**What you are asked to do**
Using the listing below, please print exactly the lines from the one with "Clone this chart in seaborn and matplotlib." through the one with "headers = ['Dentro\ndel". Leave out every picture.

**Extracted information**
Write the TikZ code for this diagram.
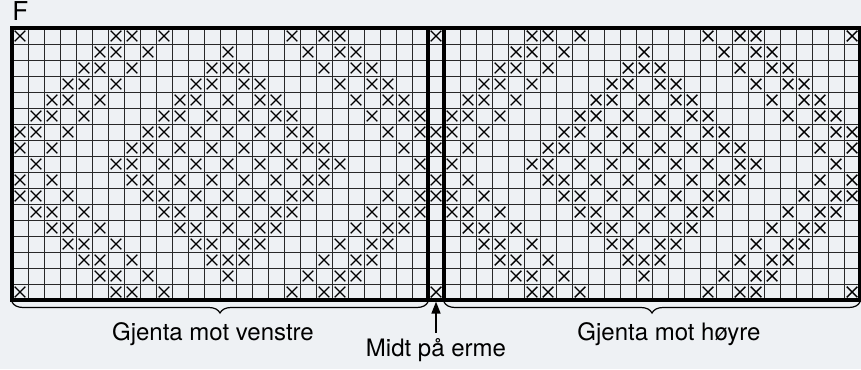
\documentclass[tikz,border=0pt]{standalone}
\usepackage{fontspec}
\setmainfont{TeX Gyre Heros}
\usepackage{tikz}
\usetikzlibrary{arrows.meta,positioning,calc,decorations.pathreplacing}
\definecolor{chartBg}{RGB}{238,241,244}
\definecolor{chartLine}{RGB}{40,40,40}

\tikzset{
  gridline/.style={chartLine, line width=0.45pt},
  frameline/.style={black, line width=1.6pt},
  knit/.style={black, line width=0.7pt},
  repbrace/.style={decorate, decoration={brace, mirror, amplitude=5.5pt},
                   black, line width=0.6pt},
  chartlabel/.style={font=\fontsize{12}{14}\selectfont, inner sep=0pt, anchor=base}
}

\begin{document}
\begin{tikzpicture}[x=8pt, y=-8pt]
        % background and page size
        \fill[chartBg] (-0.75,-1.75) rectangle (53.0625,21.3125);
        \useasboundingbox (-0.75,-1.75) rectangle (53.0625,21.3125);
        % chart name
        \node[font=\fontsize{13}{15}\selectfont, inner sep=0pt, anchor=base west]
          (chartF) at (0,-0.45) {F};
        % thin grid
        \foreach \i in {1,...,52}
          \draw[gridline] (\i,0) -- (\i,17);
        \foreach \j in {1,...,16}
          \draw[gridline] (0,\j) -- (53,\j);
        % crosses: rows 1-9, rows 10-17 mirror rows 8-1
        \foreach \r/\cols in {
            1/{1,7,8,10,18,20,21},
            2/{6,7,9,14,19,21,22},
            3/{5,6,8,13,14,15,20,22,23},
            4/{4,5,7,12,13,15,16,21,23,24},
            5/{3,4,6,11,12,14,16,17,22,24,25},
            6/{2,3,5,10,11,13,15,17,18,23,25,26},
            7/{1,2,4,9,10,12,14,16,18,19,24,26},
            8/{1,3,8,9,11,13,15,17,19,20,25},
            9/{2,7,8,10,12,14,16,18,20,21,26}}{
          \pgfmathtruncatemacro\rr{18-\r}
          \foreach \c in \cols {
            \foreach \off in {0,26,52}{
              \pgfmathtruncatemacro\g{\c+\off}
              \ifnum\g<54
                \draw[knit] (\g-0.5,\r-0.5) +(-0.33,-0.33) -- +(0.33,0.33)
                                            +(-0.33,0.33) -- +(0.33,-0.33);
                \ifnum\rr>9
                  \draw[knit] (\g-0.5,\rr-0.5) +(-0.33,-0.33) -- +(0.33,0.33)
                                               +(-0.33,0.33) -- +(0.33,-0.33);
                \fi
              \fi
            }
          }
        }
        % thick frame and middle stitch
        \draw[frameline] (0,0) rectangle (53,17);
        \draw[frameline] (26,0) -- (26,17);
        \draw[frameline] (27,0) -- (27,17);
        % braces
        \draw[repbrace] (0,17.125) -- (26,17.125);
        \draw[repbrace] (27,17.125) -- (53,17.125);
        % labels
        \node[chartlabel] (venstre) at (12.56,19.5) {Gjenta mot venstre};
        \node[chartlabel] (hoyre) at (41.06,19.5) {Gjenta mot høyre};
        \node[chartlabel] (midt) at (26.5,20.56) {Midt på erme};
        % arrow to middle stitch
        \coordinate (midtpkt) at (26.5,17.1);
        \draw[-{Triangle[length=6pt,width=4.5pt]}, line width=0.8pt]
          ($(midt.north)+(0,-0.35)$) -- (midtpkt);
      \end{tikzpicture}
\end{document}
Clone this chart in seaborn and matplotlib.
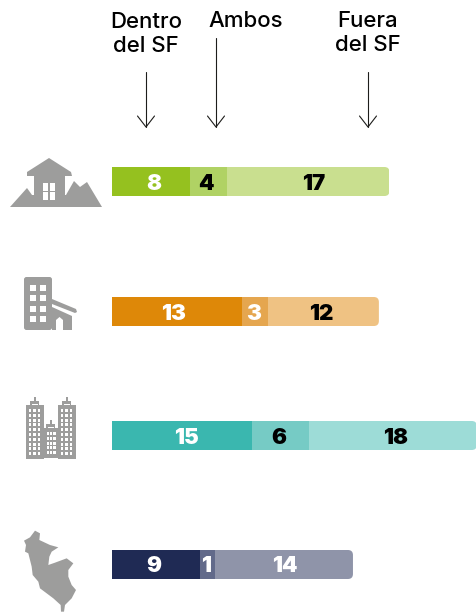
import matplotlib
matplotlib.use('Agg')
import matplotlib.pyplot as plt
import seaborn as sns
from matplotlib.patches import FancyBboxPatch, Polygon, Rectangle
from matplotlib.transforms import IdentityTransform

W, H = 477, 612

# data
rows = ['Rural', 'Urbano', 'Metropolitano', 'Lima']
dentro = [8.1, 13.5, 14.6, 9.2]
ambos = [3.9, 2.7, 5.9, 1.5]
fuera = [16.9, 11.6, 17.5, 14.4]
dentro_labels = ['8', '13', '15', '9']
ambos_labels = ['4', '3', '6', '1']
fuera_labels = ['17', '12', '18', '14']
headers = ['Dentro\ndel SF', 'Ambos', 'Fuera\ndel SF']

# colours for each row: dentro, ambos, fuera
row_colors = [['#95c11f', '#b0d264', '#c9df8f'],
              ['#de8808', '#e5a64f', '#efc283'],
              ['#3ab7af', '#76cbc5', '#9ddcd7'],
              ['#1f2a54', '#626a8a', '#8f94a9']]
label_colors = [['white', 'black', 'black'],
                ['white', 'white', 'black'],
                ['white', 'black', 'black'],
                ['white', 'white', 'white']]

# layout in pixels
row_top = [167, 297, 421, 550]
bar_h = 29
bar_left = 112
px_per_unit = 9.6
label_shift = [[3, -3, 5], [-3, -1, -2], [4, -2, 3], [-2, -1, 1]]
GRAY = '#9d9d9c'

sns.set_theme(style='white')
plt.rcParams['font.family'] = ['Inter', 'DejaVu Sans']

fig = plt.figure(figsize=(W / 100, H / 100), dpi=100)
bg = fig.add_axes([0, 0, 1, 1])
bg.set_xlim(0, W)
bg.set_ylim(H, 0)
bg.axis('off')


def draw_row(i):
    ax = fig.add_axes([bar_left / W, 1 - (row_top[i] + bar_h) / H,
                       (W - bar_left) / W, bar_h / H])
    vals = [dentro[i], ambos[i], fuera[i]]
    labs = [dentro_labels[i], ambos_labels[i], fuera_labels[i]]
    left = 0
    for j, v in enumerate(vals):
        sns.barplot(x=[v], y=[rows[i]], left=left, width=1, orient='h',
                    color=row_colors[i][j], saturation=1, linewidth=0, ax=ax)
        ax.annotate(labs[j], (left + v / 2, 0), xytext=(label_shift[i][j], -2),
                    textcoords='offset pixels', ha='center', va='center',
                    fontsize=16, fontweight='black',
                    color=label_colors[i][j], annotation_clip=False)
        left += v
    ax.set_xlim(0, (W - bar_left) / px_per_unit)
    ax.set_ylim(0.5, -0.5)
    ax.axis('off')

    # round only the right end of the last segment
    fig.canvas.draw()
    bar = ax.containers[-1][0]
    ext = bar.get_window_extent()
    clip = FancyBboxPatch((ext.x0 - 20, ext.y0), ext.width + 20, ext.height,
                          boxstyle='round,pad=0,rounding_size=5',
                          transform=IdentityTransform())
    bar.set_clip_path(clip)


for i in range(len(rows)):
    draw_row(i)

# column headers and arrows
bg.text(146, 34, headers[0], ha='center', va='center', fontsize=16,
        fontweight='medium', color='black', linespacing=1.3)
bg.text(246, 21, headers[1], ha='center', va='center', fontsize=16,
        fontweight='medium', color='black')
bg.text(368, 33, headers[2], ha='center', va='center', fontsize=16,
        fontweight='medium', color='black', linespacing=1.3)


def arrow(x, y0, y1):
    bg.plot([x, x], [y0, y1], color='#1d1d1b', lw=0.8)
    bg.plot([x - 8.5, x, x + 8.5], [y1 - 11, y1, y1 - 11], color='#1d1d1b', lw=0.8)


arrow(146, 72, 127)
arrow(216, 38, 127)
arrow(368, 72, 127)


def poly(pts, color=GRAY):
    bg.add_patch(Polygon(pts, closed=True, fc=color, ec='none'))


def rect(x, y, w, h, color='white'):
    bg.add_patch(Rectangle((x, y), w, h, fc=color, ec='none'))


# house and mountains icon
poly([(10, 207), (27, 188), (32, 195), (66, 195), (74, 181), (80, 187), (87, 182), (102, 207)])
poly([(49, 158), (71, 172), (72, 176), (65, 176), (65, 207), (34, 207), (34, 176), (27, 176), (27, 172)])
rect(32, 177, 2, 18)
rect(65, 177, 2, 12)
for px in (43, 50):
    for py in (183, 192):
        rect(px, py, 5.5, 8)

# building icon
bg.add_patch(FancyBboxPatch((24, 277), 28, 53, boxstyle='round,pad=0,rounding_size=2.5',
                            fc=GRAY, ec='none'))
for px in (30, 40):
    for py in (285, 295, 306, 316):
        rect(px, py, 6, 6)
poly([(52, 307), (72, 316), (72, 330), (52, 330)])
poly([(52, 299), (76, 309), (77, 312), (75, 313), (52, 304)])
rect(56, 320, 7, 10)
poly([(56, 320), (59.5, 317), (63, 320)], 'white')

# towers icon
for x0, y0, wd, ht, n_rows, cols in [(26, 405, 18, 54, 10, 3), (58, 405, 18, 54, 10, 3),
                                     (44, 428, 14, 30, 5, 3)]:
    rect(x0, y0, wd, ht, GRAY)
    rect(x0 + wd / 2 - 4.5, y0 - 4, 9, 4, GRAY)
    rect(x0 + wd / 2 - 0.7, y0 - 8, 1.4, 5, GRAY)
    rect(x0 + wd / 2 - 3, y0 - 1.5, 6, 1.2)
    for r in range(n_rows):
        for c in range(cols):
            rect(x0 + 3 + c * (wd - 4.5) / cols, y0 + 4 + r * (ht - 6) / n_rows, 2.2, 3)

# Lima map
lima = [(105, 62), (120, 70), (118, 90), (135, 98), (150, 105), (175, 112), (155, 125),
        (148, 140), (145, 165), (165, 158), (200, 145), (220, 160), (205, 180), (205, 200),
        (215, 225), (228, 240), (215, 265), (195, 285), (192, 305), (183, 305), (182, 285),
        (160, 265), (120, 235), (115, 215), (98, 195), (95, 170), (85, 130), (75, 125),
        (78, 105), (72, 92), (90, 82)]
poly([(x / 3, y / 3 + 510) for x, y in lima])

fig.savefig('out.png', dpi=100, facecolor='white')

**Task response**
Clone this chart in seaborn and matplotlib.
import matplotlib
matplotlib.use('Agg')
import matplotlib.pyplot as plt
import seaborn as sns
from matplotlib.patches import FancyBboxPatch, Polygon, Rectangle
from matplotlib.transforms import IdentityTransform

W, H = 477, 612

# data
rows = ['Rural', 'Urbano', 'Metropolitano', 'Lima']
dentro = [8.1, 13.5, 14.6, 9.2]
ambos = [3.9, 2.7, 5.9, 1.5]
fuera = [16.9, 11.6, 17.5, 14.4]
dentro_labels = ['8', '13', '15', '9']
ambos_labels = ['4', '3', '6', '1']
fuera_labels = ['17', '12', '18', '14']
headers = ['Dentro\ndel SF', 'Ambos', 'Fuera\ndel SF']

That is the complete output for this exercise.